Dönemin argosu ve mimikleri abartılı biçimde kullanılmış, rahatsız ediciydi. (Belkide sinemasevere sanat adına sunulan, 'Türk filmleri' içindeki 'mizah' adlı 'küfürnamelere' uzak kaldığımdan olsa gerek)
"İstanbul'da, bir yangınla başlıyor oyun. Tulumbacı Eğrikapılı Ali ve adamları dört bir yandan koşuyorlar yangın yerine doğru. Kadınlar giriyor devreye sonra. Ali'nin dostu rakip külhanbeyince öldürülüp, kızı Zeliha'nın kendisine emanet edildiğine ilişkin vasiyet haberi gelir. Doğaldır ki, peşinden aşk başlıyor."

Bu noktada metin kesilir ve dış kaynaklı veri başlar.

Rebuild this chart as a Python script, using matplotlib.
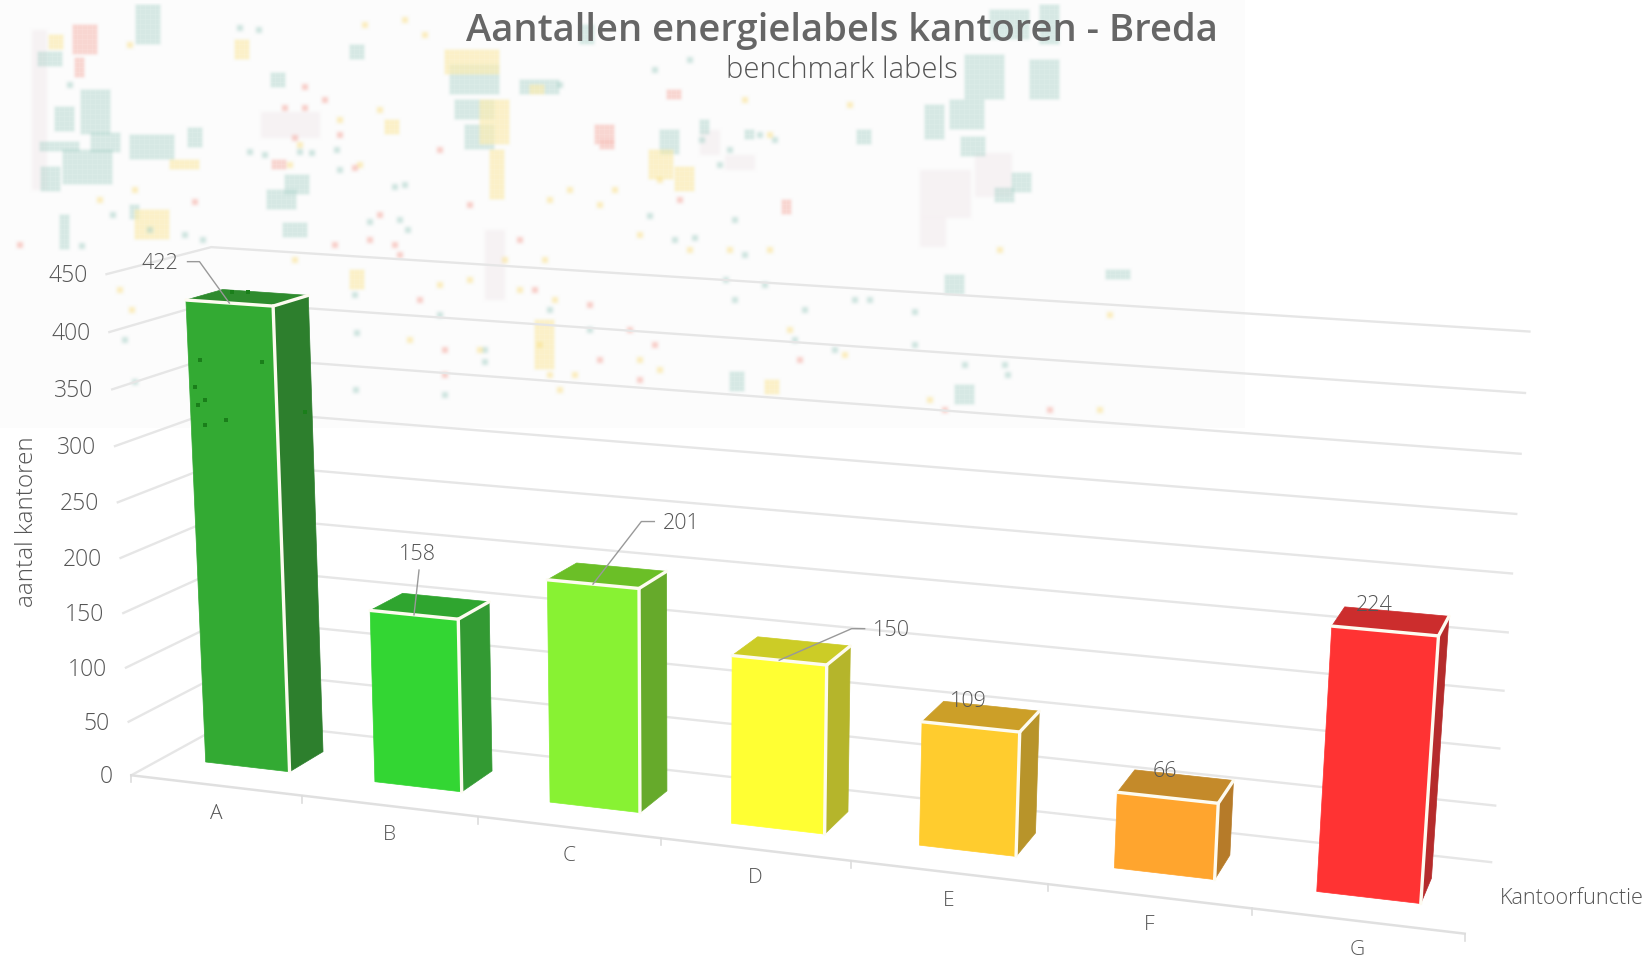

"...Finale doğru düğün hazırlıkları, ülkenin düştüğü durum(Osmanlı Devleti'nin savaşa sokulması)... mahalle kavgaları... ve umursamazlık, aymazlık (bu iki terim günümüz de ışık tutuyor denilebilir mi?)içindeki halk." En can alıcı nokta burası olmalı; Aymazlıklar, umursamazlıklar ve ülkenin düştüğü durum!
Bildik bir durum!..
İstanbulname'nin kısa bir özetidir bu da!
...
Not: Uzunca tutulan bir operetten hamam sahnesini kullanmam dikkat çekmiştir mutlaka. Fotoğraf çekimiyle ilgili kısıtlama olduğundan, uzak mesafeden güç koşullarda, birazda kurallara aykırı çektiğim birkaç fotoğraftan en iyisi olarak o sahneyi seçtim.
Ek Not: Temsilin en önemli karakterlerinden Uğurböceği-Semiha Derya Karadeniz'i, rol alanlar listesinde sehven unuttum. Değerli sanatçımızdan özür dileyerek düzeltiyorum.